Diversity festival to focus on media

Portland State’s Roots Festival returns to campus for a second year today to highlight diversity and culture in the world.

Portland State’s Roots Festival returns to campus for a second year today to highlight diversity and culture in the world.

The festival, organized by student leaders and founded by student government president-elect Rudy Soto, will examine how local and national media outlets portray minorities through the theme “Diversity in Communication.”

“This year, the Roots Festival is definitely aimed more toward the Portland crowd,” said festival chair Makerosa Portesano. “I’m most excited that it’s a two-day event and we don’t have to cram everything into one.”

The event will kick off at 10 a.m. May 31 with a fair in the Park Blocks that will feature international food vendors selling barbecue, shaved ice and Hispanic and Central American food. There will also be reggae and salsa bands, dance performances and interactive art.

A reception with food will follow the fair’s conclusion at 4:30 p.m. in the Parkway North area of the Smith Memorial Student Union (SMSU) and will give attendees a chance to mingle with Oregonian Metro columnist Renee Mitchell. Mitchell will deliver a keynote speech at the Multicultural Center Thursday evening at 6 p.m.

“[Media] is something we’re all a part of and surrounded by.
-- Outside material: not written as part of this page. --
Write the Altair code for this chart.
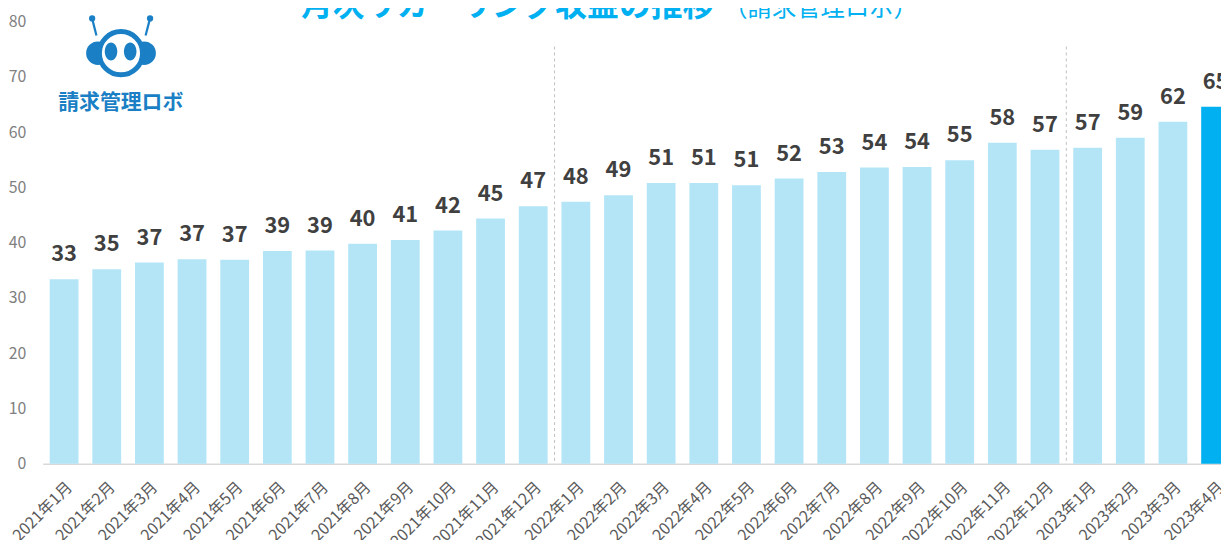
import altair as alt
import pandas as pd

# ---------------- data ----------------
months = [
    "2021年1月", "2021年2月", "2021年3月", "2021年4月", "2021年5月", "2021年6月",
    "2021年7月", "2021年8月", "2021年9月", "2021年10月", "2021年11月", "2021年12月",
    "2022年1月", "2022年2月", "2022年3月", "2022年4月", "2022年5月", "2022年6月",
    "2022年7月", "2022年8月", "2022年9月", "2022年10月", "2022年11月", "2022年12月",
    "2023年1月", "2023年2月", "2023年3月", "2023年4月",
]
revenue = [
    33.4, 35.2, 36.4, 37.0, 36.9, 38.5, 38.6, 39.8, 40.5, 42.2, 44.4, 46.6,
    47.4, 48.6, 50.8, 50.8, 50.4, 51.6, 52.8, 53.6, 53.7, 54.9, 58.1, 56.8,
    57.2, 59.0, 61.9, 64.6,
]
value_labels = [
    "33", "35", "37", "37", "37", "39", "39", "40", "41", "42", "45", "47",
    "48", "49", "51", "51", "51", "52", "53", "54", "54", "55", "58", "57",
    "57", "59", "62", "65",
]
latest_months = ["2023年4月"]
year_starts = ["2022年1月", "2023年1月"]
separator_top = [75.5, 75.5]
y_ticks = [0, 10, 20, 30, 40, 50, 60, 70, 80]

title_main = "月次リカーリング収益の推移"
title_sub = "（請求管理ロボ）"
logo_text = "請求管理ロボ"

# ---------------- styles ----------------
FONT = "Noto Sans CJK JP"
LIGHT = "#B3E5F7"
STRONG = "#00B0F0"
LOGO = "#1a7fc4"
PAD_INNER = 0.325
PAD_OUTER = PAD_INNER / 2
RANGE_W = 1202
STEP = RANGE_W / (len(months) - PAD_INNER + 2 * PAD_OUTER)

df = pd.DataFrame({"month": months, "value": revenue, "label": value_labels})
df["kind"] = ["最新" if m in latest_months else "実績" for m in months]
sep = pd.DataFrame({"month": year_starts, "top": separator_top, "bottom": [0] * len(year_starts)})
one = pd.DataFrame({"t": [logo_text]})

x_scale = alt.Scale(domain=months, paddingInner=PAD_INNER, paddingOuter=PAD_OUTER,
                    range=[0, RANGE_W])
x_axis = alt.Axis(
    labelAngle=-45, labelFontSize=16, labelColor="#595959", labelFont=FONT,
    labelPadding=15, ticks=False, domainColor="#d9d9d9", domainWidth=1.5,
    labelOverlap=False, labelBound=False, title=None,
)
y_scale = alt.Scale(domain=[0, 80], nice=False)
y_axis = alt.Axis(
    values=y_ticks, grid=False, domain=False, ticks=False, labelPadding=17,
    labelFontSize=16, labelColor="#7f7f7f", labelFont=FONT, title=None,
)

x_enc = alt.X("month:N", scale=x_scale, sort=months, axis=x_axis, title=None)

bars = alt.Chart(df).mark_bar().encode(
    x=x_enc,
    y=alt.Y("value:Q", scale=y_scale, axis=y_axis, title=None),
    color=alt.Color("kind:N", scale=alt.Scale(domain=["実績", "最新"], range=[LIGHT, STRONG]),
                    legend=None),
)

labels = alt.Chart(df).mark_text(
    font=FONT, fontSize=22, fontWeight="bold", color="#404040",
    baseline="alphabetic", dy=-18,
).encode(
    x=x_enc,
    y=alt.Y("value:Q", scale=y_scale, axis=y_axis, title=None),
    text="label:N",
)

seps = alt.Chart(sep).mark_rule(
    color="#bfbfbf", strokeDash=[3, 3], strokeWidth=1, xOffset=-PAD_INNER * STEP / 2,
).encode(
    x=alt.X("month:N", scale=x_scale, sort=months, axis=x_axis, title=None, bandPosition=0),
    y=alt.Y("top:Q", scale=y_scale, axis=y_axis, title=None),
    y2="bottom:Q",
)

# ---------------- title (cut off at top, as in the reference) ----------------
t_main = alt.Chart(one).mark_text(
    font=FONT, fontSize=32, fontWeight="bold", color=STRONG, align="left", baseline="alphabetic",
    text=title_main,
).encode(x=alt.value(260), y=alt.value(-6))
t_sub = alt.Chart(one).mark_text(
    font=FONT, fontSize=24.5, fontWeight="normal", color=STRONG, align="left", baseline="alphabetic",
    text=title_sub,
).encode(x=alt.value(685), y=alt.value(-6))

# ---------------- logo ----------------
ant_l = alt.Chart(one).mark_rule(color=LOGO, strokeWidth=2.2).encode(
    x=alt.value(49.7), y=alt.value(-3.3), x2=alt.value(54), y2=alt.value(14))
ant_r = alt.Chart(one).mark_rule(color=LOGO, strokeWidth=2.2).encode(
    x=alt.value(108), y=alt.value(-3.3), x2=alt.value(103.5), y2=alt.value(14))
dot_l = alt.Chart(one).mark_point(shape="circle", filled=True, color=LOGO, size=40, opacity=1).encode(
    x=alt.value(49.7), y=alt.value(-3.3))
dot_r = alt.Chart(one).mark_point(shape="circle", filled=True, color=LOGO, size=40, opacity=1).encode(
    x=alt.value(108), y=alt.value(-3.3))
pad_l = alt.Chart(one).mark_point(shape="circle", filled=True, color=LOGO, size=560, opacity=1).encode(
    x=alt.value(55.5), y=alt.value(31.7))
pad_r = alt.Chart(one).mark_point(shape="circle", filled=True, color=LOGO, size=560, opacity=1).encode(
    x=alt.value(102), y=alt.value(31.7))
head = alt.Chart(one).mark_point(
    shape="circle", filled=True, fill="white", stroke=LOGO, strokeWidth=5, size=1886, opacity=1,
    fillOpacity=1, strokeOpacity=1,
).encode(x=alt.value(78.7), y=alt.value(31.7))
eye_path = "M-0.7,0 A0.7,1 0 1,0 0.7,0 A0.7,1 0 1,0 -0.7,0 Z"
eye_l = alt.Chart(one).mark_point(shape=eye_path, filled=True, color=LOGO, size=324, opacity=1).encode(
    x=alt.value(68.7), y=alt.value(30))
eye_r = alt.Chart(one).mark_point(shape=eye_path, filled=True, color=LOGO, size=324, opacity=1).encode(
    x=alt.value(88), y=alt.value(30))
logo_label = alt.Chart(one).mark_text(
    font=FONT, fontSize=21, fontWeight="bold", color=LOGO, align="center", baseline="middle",
).encode(x=alt.value(78.5), y=alt.value(82), text="t:N")

chart = alt.layer(
    bars, seps, labels, t_main, t_sub,
    ant_l, ant_r, dot_l, dot_r, pad_l, pad_r, head, eye_l, eye_r, logo_label,
).properties(
    width=1186, height=445,
    autosize=alt.AutoSizeParams(type="none"),
    padding={"left": 35, "top": 12, "right": 0, "bottom": 75},
).configure(font=FONT).configure_view(stroke=None)

chart.save("out.html", embed_options={"renderer": "svg", "actions": False})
It’s kind of hard to ignore,” Portesano said. “We thought media would be something that touches outside of PSU and something we can all relate to.”

Local and campus media members, including incoming Vanguard Editor-in-Chief David Holley, will participate in a panel discussion on the media’s relationship with minorities Friday morning in the Multicultural Center starting at 11:30 a.m.

“We thought it would be great to have community members talk about just the media,” said Kamar Haji Mohamed, committee head for the panel discussion. “PSU is the most diverse school in Oregon and we thought it would be perfect.”

Friday will also feature a screening of the film Turn Off Channel Zero at 1:30 p.m., followed by a discussion with KMBO radio talk show host and director Opio Sokoni in SMSU 294.

At 3 p.m. the social justice theater group “Illumination Project” will present an interactive theater performance at the Multicultural Center that will be followed by a community forum. A dance party starting at 9 p.m. at the Native American Student and Community Center will conclude the event’s festivities.

Educating students is a major goal of the festival, and Porotesano said that learning will “come natural.”

“Most of the time, people don’t really realize there are active students that are out there trying to do something for the community,” Mohamed said, “celebrate as well as learn, of course.”

The festival began last year as Soto’s brainchild, an idea he gleaned from visiting Amsterdam during the city’s own Roots Festival a few years ago.

While the festival ended up being successful last year, the band Ozomatli was scheduled to perform but ended up being dropped from last year’s festival lineup due to a dispute over financial considerations. Organizers hoped that a big name like Ozomatli would draw a large crowd for the festival’s initial year.

Festival organizers offered the Grammy-nominated act a flat $20,000 fee that would cover travel and other expenses such as stage lighting, and a tentative agreement was reached. However, since Soto couldn’t sign the contract, he passed it on to the business affairs office, which found the band was asking for over $10,000 in additional costs.

After passing on hiring the band, Soto said the festival was threatened with legal action by the band’s management, though since no contract had been signed there was no legal recourse available. Losing Ozomatli almost derailed the festival completely, but organizers got it back on track by signing four local bands instead of the Los Angeles-based act.

The event’s success last year paved the way for 2007’s expanded two-day festival.

“It’s just a way of getting to know your peers at PSU, hanging out, enjoying your life at PSU,” Mohamed said.